The Poisoned Well: Empire and its legacy in the Middle East
ROGER HARDY
Readers of The Tablet may well be familiar with the voice of Roger Hardy, who for over 20 years was a Middle East analyst with the BBC World Service. Widely travelled in the region, softly spoken and thoughtful, with an acute historical understanding and a journalist’s eye and ear for telling detail, he is an outstanding commentator on a part of the world which, in Western eyes at least, has become a byword for misrule. The Poisoned Well, which broadly covers events from the seismic impact of the First World War until independence, has its origins in a radio series which the author made for the BBC in the early 1990s.
Hardy devotes about 20 pages to each of 11 countries in the Middle East, from Turkey, whose decline as the centre of the Ottoman Empire gave rise to Arab nationalism, to Yemen, where, in 1967, the British relinquished power to the first Marxist regime in the region.

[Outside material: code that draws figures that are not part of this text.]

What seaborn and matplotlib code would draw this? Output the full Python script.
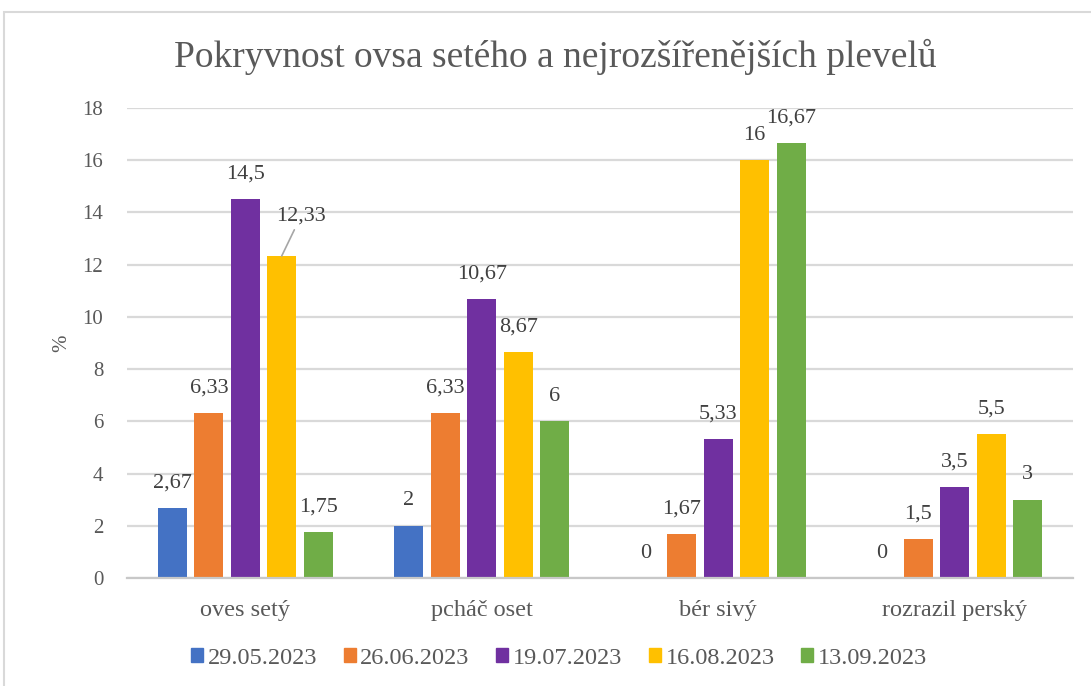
import matplotlib
matplotlib.use("Agg")
import matplotlib.pyplot as plt
import matplotlib.patches as mpatches
import pandas as pd
import seaborn as sns

# data
categories = ["oves setý", "pcháč oset", "bér sivý", "rozrazil perský"]
dates = ["29.05.2023", "26.06.2023", "19.07.2023", "16.08.2023", "13.09.2023"]
v_2905 = [2.67, 2.0, 0.0, 0.0]
v_2606 = [6.33, 6.33, 1.67, 1.5]
v_1907 = [14.5, 10.67, 5.33, 3.5]
v_1608 = [12.33, 8.67, 16.0, 5.5]
v_1309 = [1.75, 6.0, 16.67, 3.0]
colors = ["#4472C4", "#ED7D31", "#7030A0", "#FFC000", "#70AD47"]

series = [v_2905, v_2606, v_1907, v_1608, v_1309]
rows = []
for d, vals in zip(dates, series):
    for c, v in zip(categories, vals):
        rows.append({"druh": c, "datum": d, "hodnota": v})
df = pd.DataFrame(rows)

sns.set_style("white")
plt.rcParams["font.family"] = ["Liberation Serif", "DejaVu Serif"]
txt = "#595959"

fig = plt.figure(figsize=(10.91, 6.86), dpi=100)
ax = fig.add_axes([127 / 1091, 1 - 578 / 686, 946 / 1091, 470 / 686])

sns.barplot(data=df, x="druh", y="hodnota", hue="datum", hue_order=dates,
            palette=colors, width=0.77, gap=0.2, linewidth=0,
            saturation=1, ax=ax, legend=False)

ax.set_ylim(0, 18)
ax.set_yticks(range(0, 19, 2))
ax.yaxis.grid(True, color="#D9D9D9", linewidth=1.6)
ax.set_axisbelow(True)
for s in ["top", "right", "left"]:
    ax.spines[s].set_visible(False)
ax.spines["bottom"].set_color("#C8C8C8")
ax.spines["bottom"].set_linewidth(1.6)
ax.tick_params(axis="y", length=0, labelsize=15, colors=txt, pad=17)
ax.tick_params(axis="x", length=0, labelsize=17.5, colors=txt, pad=16)
ax.set_xlabel("")
ax.set_ylabel("%", fontsize=15, color=txt)
ax.yaxis.set_label_coords(-0.059, 0.5)
ax.set_xlim(-0.5, 3.5)

# data labels
for cont, vals in zip(ax.containers, series):
    for bar, v in zip(cont, vals):
        lab = f"{v:g}".replace(".", ",")
        x = bar.get_x() + bar.get_width() / 2
        if v == 12.33:
            ax.annotate(lab, xy=(x, v), xytext=(14, 29), textcoords="offset points",
                        ha="center", va="center", fontsize=16, color="#404040",
                        arrowprops=dict(arrowstyle="-", color="#A6A6A6", lw=1.2,
                                        shrinkA=1, shrinkB=0))
        else:
            ax.annotate(lab, xy=(x, v), xytext=(0, 18), textcoords="offset points",
                        ha="center", va="center", fontsize=16, color="#404040")

fig.text(555 / 1091, 1 - 57 / 686, "Pokryvnost ovsa setého a nejrozšířenějších plevelů",
         ha="center", va="center", fontsize=27, color=txt)

handles = [mpatches.Patch(color=c, label=d) for c, d in zip(colors, dates)]
fig.legend(handles=handles, loc="center", bbox_to_anchor=(559 / 1091, 1 - 658 / 686),
           ncol=5, frameon=False, fontsize=17.5, labelcolor=txt,
           handlelength=0.5, handleheight=0.5, handletextpad=0.18, columnspacing=1.1)

fig.patches.append(mpatches.Rectangle((4 / 1091, -0.05), 1.1, 1 - 12 / 686 + 0.05,
                                      transform=fig.transFigure, fill=False,
                                      edgecolor="#D9D9D9", linewidth=1.5))

fig.savefig("out.png", dpi=100)
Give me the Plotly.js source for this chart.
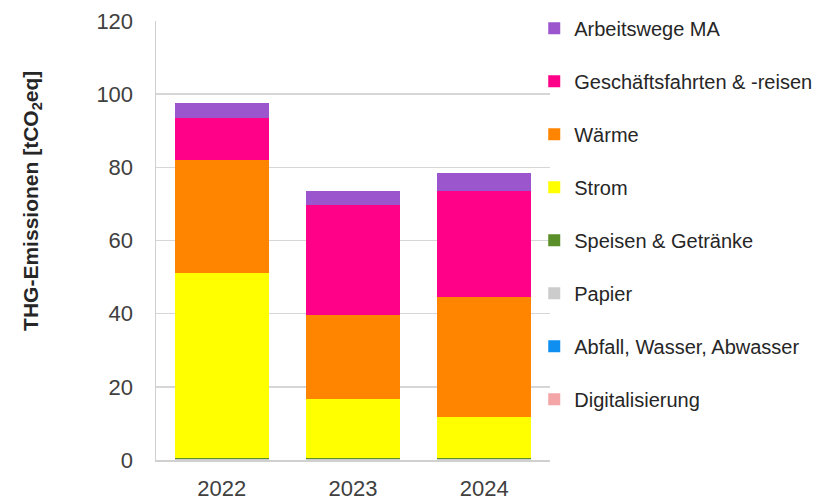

In each case, he provides a concise and lucid historical survey, enlivened by the first-hand accounts of participants. For example, he quotes this sharp assessment of her boss by Halidé Edib, a Turkish writer and social reformer who was the only woman in Kemal Atatürk’s inner circle: “He was by turns cynical, unscrupulous, and satanically shrewd. He bullied, he indulged in cheap street-corner histrionics.”